The Tarantula SPIDER Drone is manufactured by a company called YiZhan. I had never heard of YiZhan until recently but after flying the Tarantula SPIDER, I have to say that I am impressed with this quadcopter, especially considering its price of $25 USD for the version without a camera. Now let’s be clear, this is what I consider a “toy” class drone and not something you will be able to use for serious photography or for racing. However, for a toy, it has a lot of power and some cool features that help it to stand apart from the rest of the toy drone crowd.
To begin, the Tarantula SPIDER is a well designed and nice looking drone. It has cool graphics, a rounded canopy, and landing gear that actually look like spider legs. It is also taller than most other drones in its size class, which means that it is easy to take off and land in grass without getting caught. It has bright red and green LEDs for orientation and night flying. It has three flight modes (beginner, advanced and expert), a headless flight mode, a flip button, and a good sized remote control considering its class and cost.
On the box that my Tarantula SPIDER came in, the word “camera” is written next to a picture of a camera lens, however, my Tarantula did not come with a camera. From what I can tell, the box is the same for versions with and without the camera, which means that you should use price as the key indicator as to whether it includes a camera or not. My Tarantula SPIDER was $25 USD, I believe the version with the camera costs more in the $50 – $75 USD range. So be careful to read product descriptions to make sure you purchase the one that you want, with or without a camera.

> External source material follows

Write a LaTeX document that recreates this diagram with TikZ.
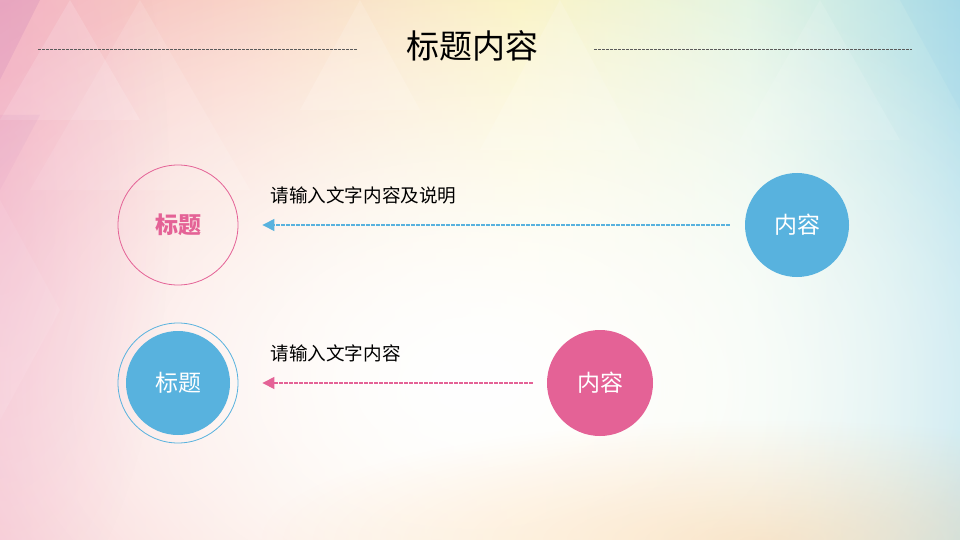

|Optional Cameras (either 720p or 1080p)
|6 – 8 Minutes
|Up to 100 Meters
|Beginner, Advanced, Expert & Headless Modes
|27 cm wide x 27 cm long x 9 cm tall
|3.7v, 300mah, 30C LiPo
|Black or Blue
Quality of build
The Tarantula SPIDER is clearly an inexpensively built drone. It is almost entirely plastic and does not have much mass to it. The down side is a more fragile fuselage and arms. The upside is a very low price and a lot of punch from the motors. I have to say that it is one of the more light weight drones I have flown in this class and it does not feel like it could stand up to much abuse. The remote control is pretty standard for this class of quadcopter and the battery compartment is a bit smaller than it should be, making the battery difficult to take in and out.
Assembly and tuning
The Tarantula SPIDER comes with four prop guards that you can add using small supplied screws. If you are going to fly indoors, then it might be worth adding the prop guards to protect things in your house. But if you intend to fly outside, then I would just skip the prop guards. The SPIDER also comes with two landing skids that just snap on to the bottom of the quadcopter. These landing skids make the drone seem very tall and give it the “spider” look that the name implies.
The battery is charged with a USB charging device and takes about 90 minutes to fully charge. Once the battery is charged and you are ready to fly, you have to place the Tarantula on a level surface and turn it on. This calibrates the gyros and allows you to bind it with the remote control by pushing the throttle stick all the way up and then back down. After you’ve done this, you will hear a beep and the lights will stop blinking, indicating that you are bound and ready to fly!
The day I test flew this drone, there was a 10 – 12 mile-per-hour (16 – 20 kilometers-per-hour) breeze blowing at a constant rate. Generally a light-weight drone like this would not do well with that kind of wind. And when I first took off, the drone struggled not to get blown away. However, a simple push of the upper left button, changed the flight envelope from “beginner” to “advanced”, which made a huge difference in how the Tarantula handled the wind. When you switch into “expert” flight mode (one more click of the same button), you will find that the quadcopter will fly at very steep angles and, while more effective in the wind, this mode can be challenging to control.
Aside from the standard sticks and trim buttons, the remote has four buttons on the top – two on the top left and two on the top right. The button on the top left of the control toggles through the three flight modes (beginner, advanced, expert). The button to its right (but still on the top left of the control) allows you to turn the built in LEDs on and off. On the top right side of the control are two more buttons. The first one allows you to switch the “headless” mode off and on. And, finally, the button all the way on the top right is what activates the “flip” mode of the copter. You push the right direction stick in the direction you want to go and then hit this button to flip in that direction.
Here are a few notes about flying in “headless” mode. First, the headless mode works well if set up properly. To switch to headless flight mode, you push the appropriate button on the top right of the control. It is important to remember where the copter is in relation to the remote when you go into headless mode. Flying headless is 100% relative to where your drone and remote are when you go into that mode. For the novice pilot, headless mode is a great way to keep from losing your orientation. I recommend it if you are just learning to fly, but also suggest that you don’t become too dependent on headless mode. It’s a great stepping stone to get started, but flying without it is the only way to become a better and more effective pilot.
One last note about landing this drone. If you have the landing skids on, you will bounce all over the place if you try to land on a hard surface. The landing skids are a thin, flexible plastic that act like springs when they hit something hard. My suggestion is to take off and land on something softer, like grass, until you get used to flying this drone.